The U.S. House of Representatives could vote today on a water authorization bill that, among other things, would move the Savannah Harbor deepening project closer to reality.
The Water Resources Reform and Development Act calls for final feasibility studies on the project, which Georgia officials have been pushing for years.
“Here in Gainesville-Hall County, it’s important to us,” said Kit Dunlap, president and CEO of the Greater Hall Chamber of Commerce. “It (affects) poultry, automotive suppliers and I don’t know what all that goes through the port.”
Speaking to the chamber in January, James “Jamie” C. McCurry Jr., the Georgia Ports Authority’s senior director of administration and government affairs, said Hall County shipped cargo worth $620 million in 2012, including more than 3,000 20-foot cargo containers for imports and 1,000 for exports.
The $652 million project calls for deepening the port from 42 feet, its current depth at low tide, to 47 feet.
Rep. Doug Collins, R-Gainesville, plans to vote for the bill, which was approved by the House Committee on Transportation and Infrastructure on Sept. 19, said his spokeswoman, Kelley McNabb.
“As it is right now, (the legislation) is a win for Georgia in terms of the port of Savannah and the general sense of fairness vis-à-vis the water wars (between Georgia, Florida and Alabama),” she said.
The Senate approved its version of the bill, the Water Resources Development Act, in May.

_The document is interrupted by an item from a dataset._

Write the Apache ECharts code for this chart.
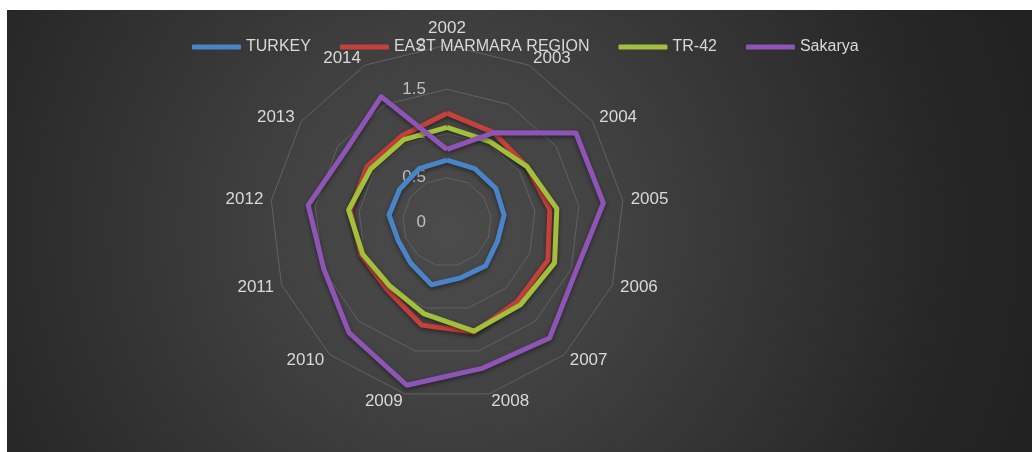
<!DOCTYPE html>
<html>
<head>
<meta charset="utf-8">
<script src="https://cdn.jsdelivr.net/npm/echarts@6/dist/echarts.min.js"></script>
<style>
html,body{margin:0;padding:0;background:#fff;}
#chart{position:absolute;left:7px;top:10px;width:1025px;height:442px;
	background:radial-gradient(circle at 43% 50%, #4b4b4b 0%, #444 22%, #353535 50%, #262626 80%, #212121 100%);}
</style>
</head>
<body>
<div id="chart"></div>
<script>
/*----------data----------*/
var years=["2002","2003","2004","2005","2006","2007","2008","2009","2010","2011","2012","2013","2014"];
var seriesNames=["TURKEY","EAST MARMARA REGION","TR-42","Sakarya"];
var turkey=[0.70,0.68,0.67,0.65,0.61,0.66,0.65,0.73,0.62,0.59,0.66,0.65,0.68];
var eastMarmara=[1.23,1.14,1.10,1.17,1.22,1.20,1.28,1.20,1.02,1.04,1.10,1.10,1.10];
var tr42=[1.07,1.03,1.10,1.25,1.30,1.25,1.27,1.07,0.97,1.02,1.12,1.05,1.05];
var sakarya=[0.82,1.14,1.77,1.78,1.56,1.75,1.70,1.90,1.67,1.49,1.58,1.40,1.60];
var colors=["#4a84c8","#c5413b","#a2c03c","#8e55b6"];
/*----------ready----------*/
$ready();
/*----------function------*/
function clockwise(arr){	//radar runs counterclockwise: keep first item on top, reverse the rest
	return [arr[0]].concat(arr.slice(1).reverse());
}
function $ready(){
	var chart=echarts.init(document.getElementById("chart"));
	var values=[turkey,eastMarmara,tr42,sakarya];
	var indicator=clockwise(years).map(function(y,i){
		var ind={name:y,min:0,max:2};
		if(i==0){	//only the first spoke carries the value labels
			ind.axisLabel={show:true,color:"#c0c0c0",fontSize:17,fontFamily:"Liberation Sans",margin:21};
		}
		return ind;
	});
	var data=seriesNames.map(function(n,i){
		return {
			name:n,
			value:clockwise(values[i]),
			symbol:"none",
			itemStyle:{color:colors[i]},
			lineStyle:{
				color:colors[i],
				width:5,
				shadowColor:"rgba(0,0,0,0.45)",
				shadowBlur:4,
				shadowOffsetY:2
			}
		};
	});
	var option={
		animation:false,
		legend:{
			left:180,
			top:24,
			icon:"roundRect",
			itemWidth:49,
			itemHeight:5,
			itemGap:29,
			textStyle:{color:"#d9d9d9",fontSize:16,fontFamily:"Liberation Sans"},
			data:seriesNames
		},
		radar:{
			center:[440,212],
			radius:177,
			startAngle:90,
			splitNumber:4,
			shape:"polygon",
			nameGap:8,
			axisName:{color:"#d9d9d9",fontSize:17,fontFamily:"Liberation Sans"},
			axisLine:{show:false},
			axisTick:{show:false},
			axisLabel:{show:false},
			splitArea:{show:false},
			splitLine:{lineStyle:{color:"#626262",width:1}},
			indicator:indicator
		},
		series:[
			{
				type:"radar",
				symbol:"none",
				data:data
			}
		]
	};
	chart.setOption(option);
}
</script>
</body>
</html>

Alabama Sen. Jeff Sessions had backed language in the original bill that would have limited how much water metro Atlanta and North Georgia communities could take from two federal reservoirs without getting congressional approval.
Georgia Republican Sens. Johnny Isakson and Saxby Chambliss succeeded in getting that restriction removed from the final version of the bill.
Collins was among 12 of 14 Georgia House members who later sent a letter to Transportation and Infrastructure committee members Reps. Bill Shuster and Nick J. Rahall II, asking them to oppose “the inclusion of any similar language (in the House version) that could be viewed as taking sides in this interstate dispute.”
Shuster, a Pennsylvania Republican, is the committee’s chairman, and Rahall, a West Virginia Democrat, is its ranking member.
The letter “from the delegation had a great effect,” McNabb said, adding the Alabama language wasn’t in the House version.
However, several Georgia delegation members “are watching (late) amendments closely.”
Georgia, Alabama and Florida have been embroiled in a 20-year legal dispute over water usage in the Apalachicola-Chattahoochee-Flint River Basin. Much of the debate has centered over Lake Lanier, which serves as a primary drinking water source for metro Atlanta.
The dispute has heated up since the committee’s approval of the bill.
Florida filed a legal action Oct. 1 in the U.S. Supreme Court alleging Georgia’s “overconsumption” of water in the ACF harmed Apalachicola Bay, battering its seafood industry.
“The only ‘unmitigated consumption’ going on around here is Florida’s waste of our tax dollars on a frivolous lawsuit,” said Georgia Gov. Nathan Deal’s spokesman, Brian Robinson, at the time.
The House bill also “contains no earmarks and establishes a process for project approval with congressional oversight,” according to the Washington, D.C.-based National Association of Counties.
“This language differs from ... bill that passed the Senate (that) gives the (U.S. Army Corps of Engineers) sole authority over what projects should move forward.”